Avara Foods has published a plan that describes how over the next two years it will ensure its supply chain is not contributing to excess phosphate in the River Wye.
The water quality of the River Wye is a cause for concern and centres around algal blooms, which grow quickly in hot weather and lower river levels, reducing the oxygen content, killing aquatic life and impacting on the water quality. Algal blooms are exacerbated by levels of phosphate pollution and, in the case of the Wye, they originate from numerous sources including agricultural activities, such as poultry manure being spread on fields.
Around 120 individual farms make up Avara Foods’ supply chain in the Wye catchment and they produce just under 160,000 tons of manure each year. While indoor poultry farms do not directly contribute manure to the soil, there is an indirect risk, from farmers using the manure on their own land, or from selling it to third parties to be used as fertiliser.
Avara said its plan was to adopt new ways of managing the poultry manure from its farms, directing it away from the land where possible to anaerobic digestion plants or with enhanced land management standards in place where it continues to be applied.

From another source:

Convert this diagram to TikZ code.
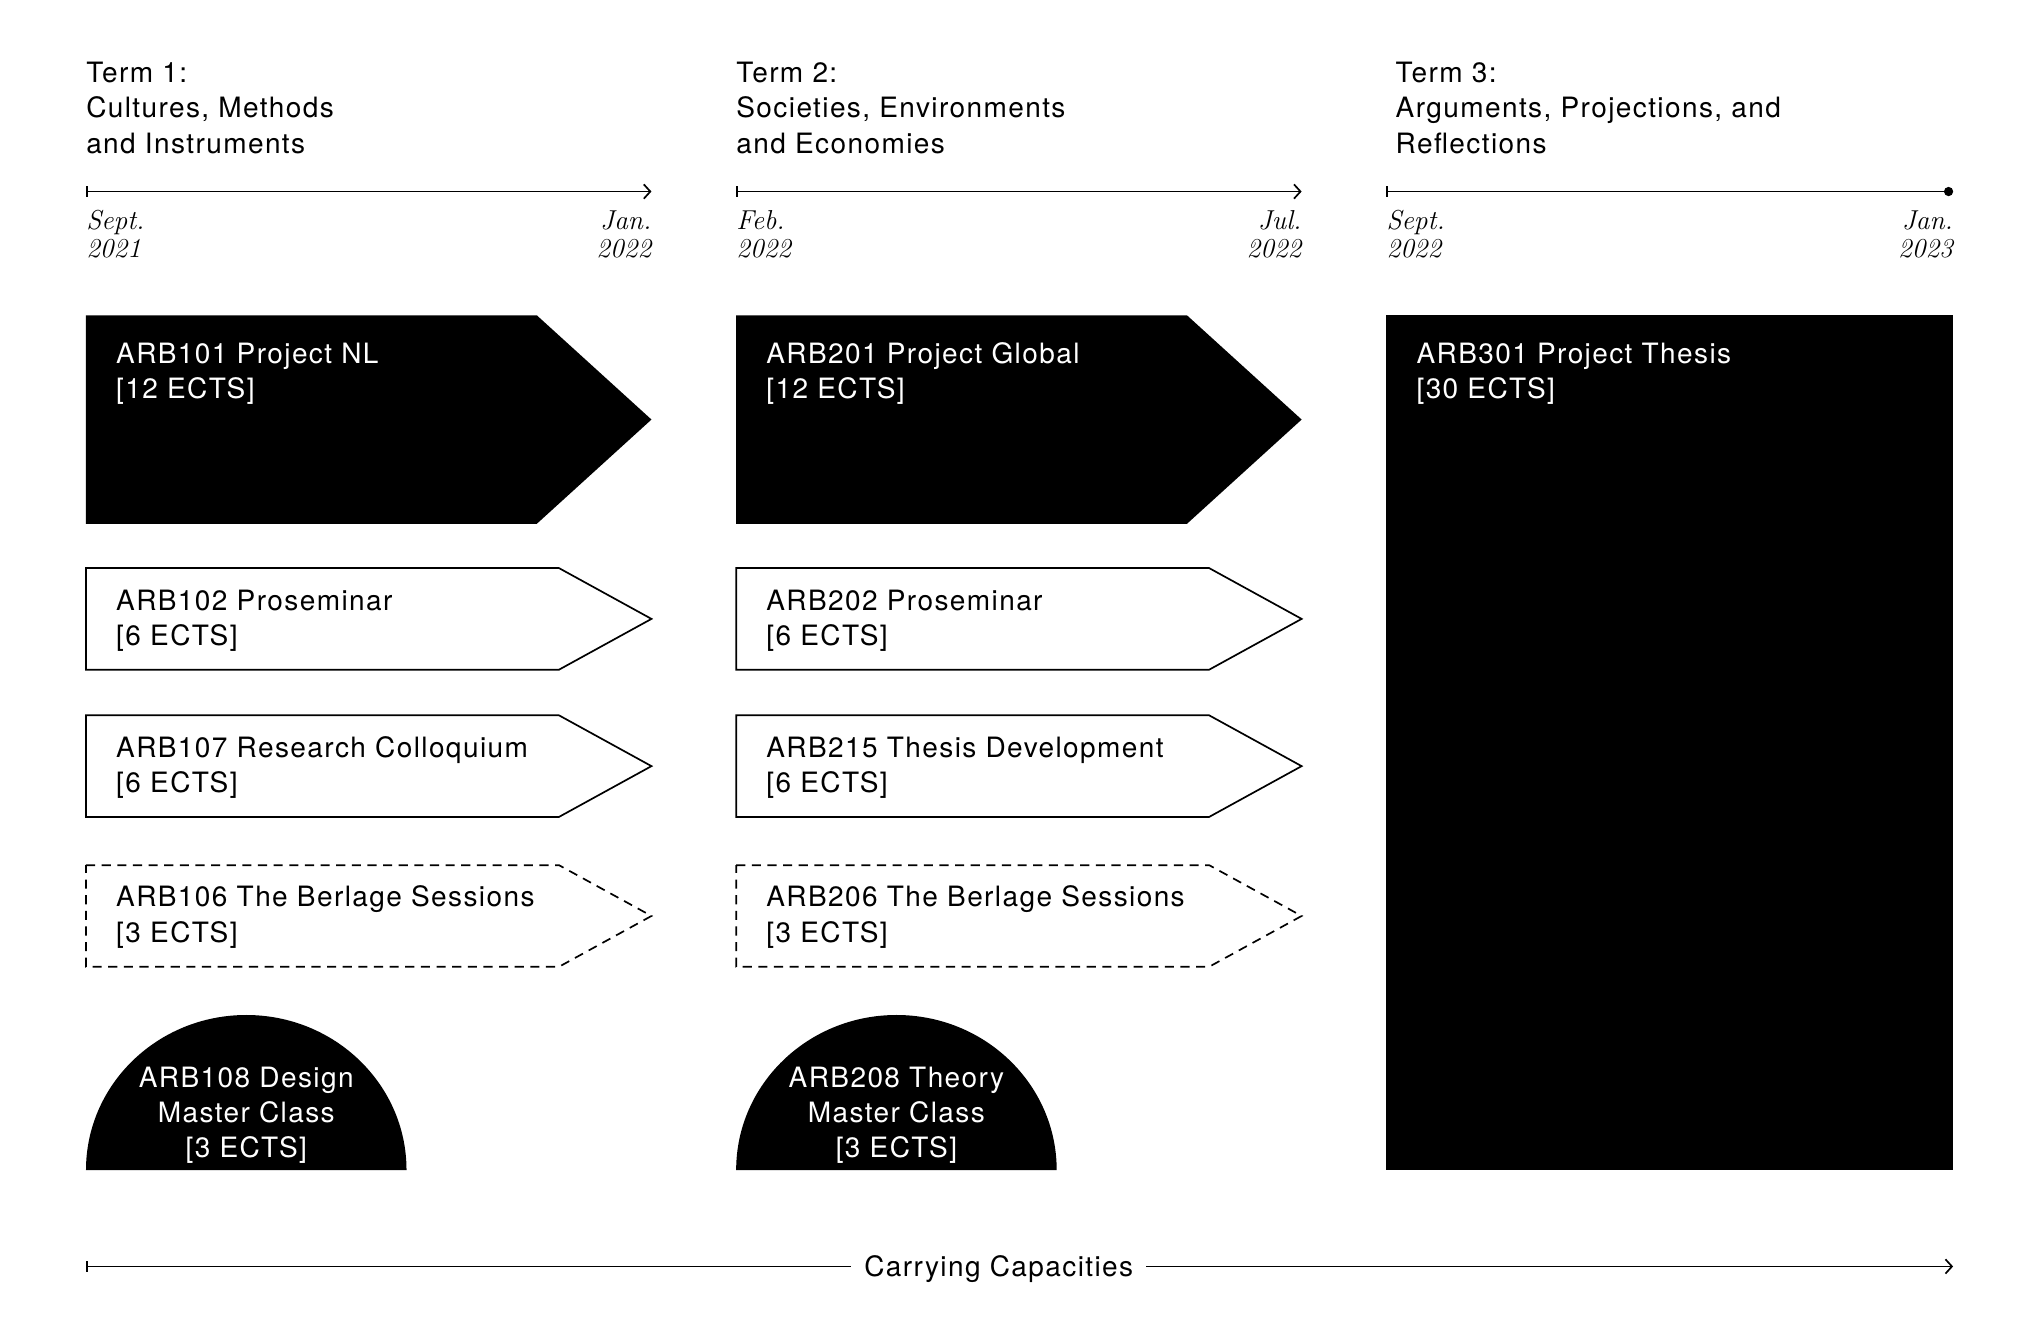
\documentclass[tikz,border=0pt]{standalone}
\usepackage{fontspec}
\newfontfamily\grot{TeX Gyre Heros}[LetterSpace=5]
\usetikzlibrary{arrows.meta}
\tikzset{
  gfont/.style={font=\grot\fontsize{21.5}{27}\selectfont},
  lbl/.style={gfont, inner sep=0pt, anchor=base west, align=left},
  wlbl/.style={lbl, text=white},
  clbl/.style={gfont, inner sep=0pt, anchor=base, align=center, text=white},
  datel/.style={font=\fontsize{21}{22}\selectfont\itshape, inner sep=0pt, anchor=base west, align=left},
  dater/.style={datel, anchor=base east, align=right},
  tline/.style={line width=1.3pt, {Bar[width=8pt]}-{Straight Barb[length=5pt,width=11pt]}},
  tlinedot/.style={line width=1.3pt, {Bar[width=8pt]}-{Circle[length=7pt]}},
  outl/.style={draw, line width=1.3pt, line join=miter},
  dsh/.style={outl, dash pattern=on 7pt off 5pt},
  blk/.style={fill=black},
}
\begin{document}
\begin{tikzpicture}[x=1pt,y=1pt]
\useasboundingbox (0,0) rectangle (1568,-1030);

% ---------- Term titles (anchor = baseline of last line) ----------
\node[lbl] (t1) at (66,-117.5) {Term 1:\\Cultures, Methods\\and Instruments};
\node[lbl] (t2) at (565,-117.5) {Term 2:\\Societies, Environments\\and Economies};
\node[lbl] (t3) at (1071,-117.5) {Term 3:\\Arguments, Projections, and\\Reflections};

% ---------- timelines ----------
\coordinate (a1s) at (66,-147);   \coordinate (a1e) at (500,-147);
\coordinate (a2s) at (565,-147);  \coordinate (a2e) at (999,-147);
\coordinate (a3s) at (1064,-147); \coordinate (a3e) at (1499,-147);
\draw[tline] (a1s) -- (a1e);
\draw[tline] (a2s) -- (a2e);
\draw[tlinedot] (a3s) -- (a3e);

\node[datel] (d1a) at (66,-198) {Sept.\\2021};
\node[dater] (d1b) at (500,-198) {Jan.\\2022};
\node[datel] (d2a) at (565,-198) {Feb.\\2022};
\node[dater] (d2b) at (999,-198) {Jul.\\2022};
\node[datel] (d3a) at (1064,-198) {Sept.\\2022};
\node[dater] (d3b) at (1499,-198) {Jan.\\2023};

% ---------- Term 1 ----------
\fill[blk] (66,-242) -- (412,-242) -- (500,-322) -- (412,-402) -- (66,-402) -- cycle;
\node[wlbl] (c101) at (89,-306) {ARB101 Project NL\\{}[12 ECTS]};

\draw[outl] (66,-436) -- (429,-436) -- (500,-475) -- (429,-514) -- (66,-514) -- cycle;
\node[lbl] (c102) at (89,-495.5) {ARB102 Proseminar\\{}[6 ECTS]};

\draw[outl] (66,-549) -- (429,-549) -- (500,-588) -- (429,-627) -- (66,-627) -- cycle;
\node[lbl] (c107) at (89,-608) {ARB107 Research Colloquium\\{}[6 ECTS]};

\draw[dsh] (66,-664) -- (429,-664) -- (500,-703) -- (429,-742) -- (66,-742) -- cycle;
\node[lbl] (c106) at (89,-723) {ARB106 The Berlage Sessions\\{}[3 ECTS]};

\fill[blk] (66,-898) arc[start angle=180, end angle=0, x radius=123pt, y radius=119pt] -- cycle;
\node[clbl] (c108) at (189,-888.5) {ARB108 Design\\Master Class\\{}[3 ECTS]};

% ---------- Term 2 ----------
\fill[blk] (565,-242) -- (911,-242) -- (999,-322) -- (911,-402) -- (565,-402) -- cycle;
\node[wlbl] (c201) at (588,-306) {ARB201 Project Global\\{}[12 ECTS]};

\draw[outl] (565,-436) -- (928,-436) -- (999,-475) -- (928,-514) -- (565,-514) -- cycle;
\node[lbl] (c202) at (588,-495.5) {ARB202 Proseminar\\{}[6 ECTS]};

\draw[outl] (565,-549) -- (928,-549) -- (999,-588) -- (928,-627) -- (565,-627) -- cycle;
\node[lbl] (c215) at (588,-608) {ARB215 Thesis Development\\{}[6 ECTS]};

\draw[dsh] (565,-664) -- (928,-664) -- (999,-703) -- (928,-742) -- (565,-742) -- cycle;
\node[lbl] (c206) at (588,-723) {ARB206 The Berlage Sessions\\{}[3 ECTS]};

\fill[blk] (565,-898) arc[start angle=180, end angle=0, x radius=123pt, y radius=119pt] -- cycle;
\node[clbl] (c208) at (688,-888.5) {ARB208 Theory\\Master Class\\{}[3 ECTS]};

% ---------- Term 3 ----------
\fill[blk] (1064,-242) rectangle (1499,-898);
\node[wlbl] (c301) at (1087,-306) {ARB301 Project Thesis\\{}[30 ECTS]};

% ---------- Carrying Capacities ----------
\coordinate (ccs) at (66,-972);
\coordinate (cce) at (1499,-972);
\node[gfont, inner ysep=0pt, inner xsep=10pt, anchor=base] (cc) at (766.5,-979.5) {Carrying Capacities};
\draw[line width=1.3pt, {Bar[width=8pt]}-] (ccs) -- (ccs -| cc.west);
\draw[line width=1.3pt, -{Straight Barb[length=5pt,width=11pt]}] (cce -| cc.east) -- (cce);
\end{tikzpicture}
\end{document}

The company said it had already begun taking action to mitigate its impact on the River Wye. Since 2016 it has reduced the amount of phosphate in its poultry feed by 27%.
“We have consistently said that the origins of the problem, and implementing the necessary solutions, are not within the power of any single organisation,” said the company. “The situation in the Wye is a jigsaw puzzle of connected challenges and solutions, and it will require collaboration between all interested parties to fully address all of the root causes and return the Wye back to health.”